Kamakshi (score 0), aged about 85, lives in Parivakkam village. She is a widow. She earns her livelihood by working as an agricultural coolie. She started working only after her husband’s death. She did not give birth to any child. Now she lives all alone, in a thatched hut, feeling very depressed and “waiting for the final hour”. She has neither a sister nor a brother. She has no other relative also in the village. She suffers from chronic backache and is very weak. Recently, she had undergone hysterectomy operation. She staggers as she is not able to walk properly.
Men and women have different problems as well as different life perspectives. Yet they derive satisfaction in life depending upon the way each one achieves ego integrity.
Note: In all tables, Chi – square has been computed using the cell frequencies.
Though the mean score of elderly men is greater than that of elderly women, there is no significant difference in the life satisfaction level between older men and women participants in the community care programme.
A study of life satisfaction of older persons between the ages of 50 and 70 was made by Ramamurthi (1970) by administering both the indexes A and B on a sample of 250 educated elderly men in Madras city. The results indicated a decline in life satisfaction around the 55th year and also beyond the 61 st year, and an improvement in between these two ages. He explains that the first decline may be due to retirement effects and the second due to psychological and physical effects of “ old age “. The data for the present study also show a decline of the mean scores of the first three age groups from 60 to 74 years. But there is no statistically significant association between age and life satisfaction.
Becoming a widow or a widower is a traumatic experience. It can be a process that may begin before the event occurs, or it may be an event without any anticipation. Marriage is a very intimate human relationship and loss of spouse deprives the individual of deep emotional relationship. For men, the death of the wife, the principal caregiver, causes dependence on other relatives for care, particularly in times of illness. Older persons, who are married and widowed, differ in the life satisfaction scores, with higher mean score for the married. But the difference is not significant probably because the individual slowly learns to cope with the effects of being widowed as the years advance.
Elderly persons with neither children nor close relatives may experience isolation than those with close familial ties. However, too much emphasis should not be placed on the existence of children as close relatives can compensate for the care and affection which an older person may get from his or her children. Further, even if a person has children, it need not follow automatically that the relationship is satisfying. Value lies in the existence of close family ties more than in the mere fact of having children. According to the data for the present study, there is no significant variation in life satisfaction between the elderly who have children and those who do not have.
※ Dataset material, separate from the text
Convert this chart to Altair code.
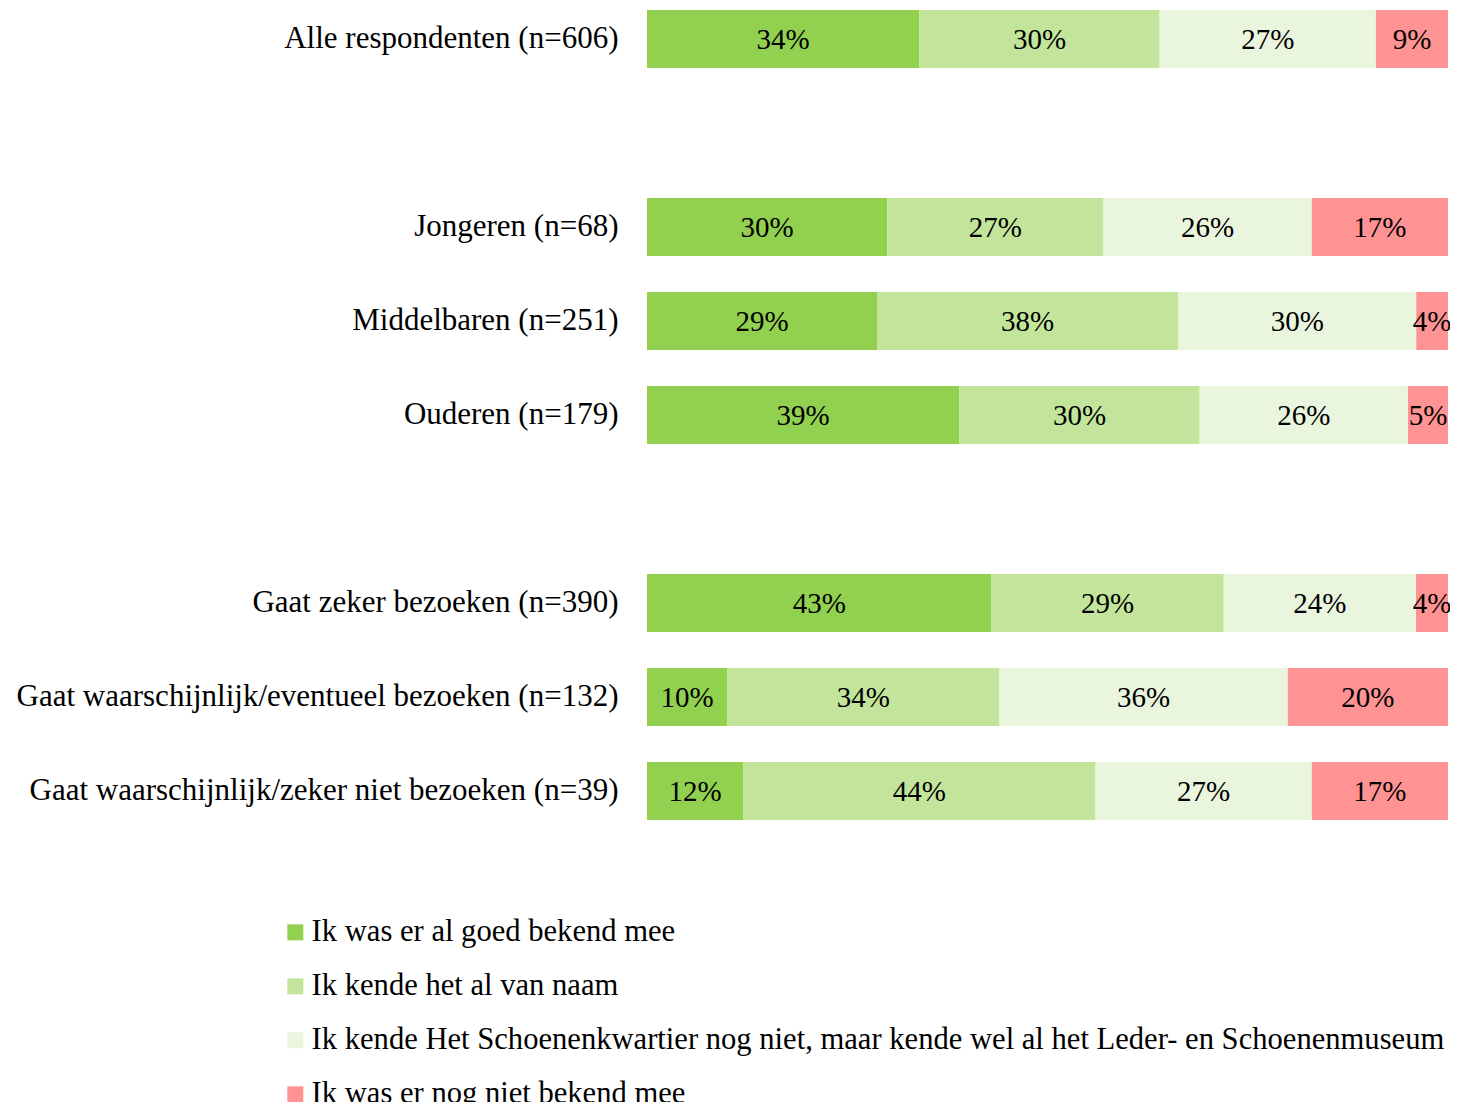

Good health normally has positive bearing on the individual’s attitude towards life in general. Self - estimate of health and level of life satisfaction show significant association. Many elderly respondents experience varying degrees of discomfort and impairment related to general health, vision or hearing. This may be the reason for the significant relationship between these two variables.
Poverty and life satisfaction are mutually exclusive phenomena under normal circumstances. A large number of elderly participants belong to families without adequate means for subsistence. Therefore it is natural to find significant association between the reaction towards the harsh economic situation in life and the unfavourable attitude towards life as seen from the data.
The idyllic description of the Indian village as an important social support system for the elderly has been found to be at variance with the real situation in the rural areas. The mean life satisfaction score of the rural elderly respondents is only 4.63 in sharp contrast to the mean score of their counterparts in the city, which is double that of the former. Consequently, the association between place of residence and life satisfaction level is very high.
Philosophic acceptance of old age and death is advocated in the religious scriptures. It is widely held that the sufferings in the present life will be compensated in the next birth; it, no doubt, is a weak consolation. The elderly respondents were, therefore, asked whether they believed in re- birth. Two in five elderly persons are certain that there is no re-birth; a third are in doubt; and a fourth firmly believe that they would be born again. Quite strikingly, the non – believers are more among the rural elderly. The data show that if a person believes in re-birth, he or she is likely to be satisfied with the present life despite the problems in living.
Analysis of the life satisfaction level of the elderly participants has been done in relation to a limited number of variables only. Life satisfaction score of the elderly participants in the community care programme is generally low. Statistically valid association does not exist between life satisfaction, and the variables such as sex, age, marital status and number of children. On the other hand, significant association exists between life satisfaction, and the variables such as place of residence, economic situation, self-estimate of health and belief in re-birth. Social work is concerned with issues of alleviation, prevention and enrichment. The community care programme operates under considerable financial and personnel constraints being an experimental low cost effort. Therefore, its contribution towards the enhancement of the quality of material life of the elderly with regard to adequate and nutritious food, sufficient clothing, decent shelter and some personal income is only small, though significant.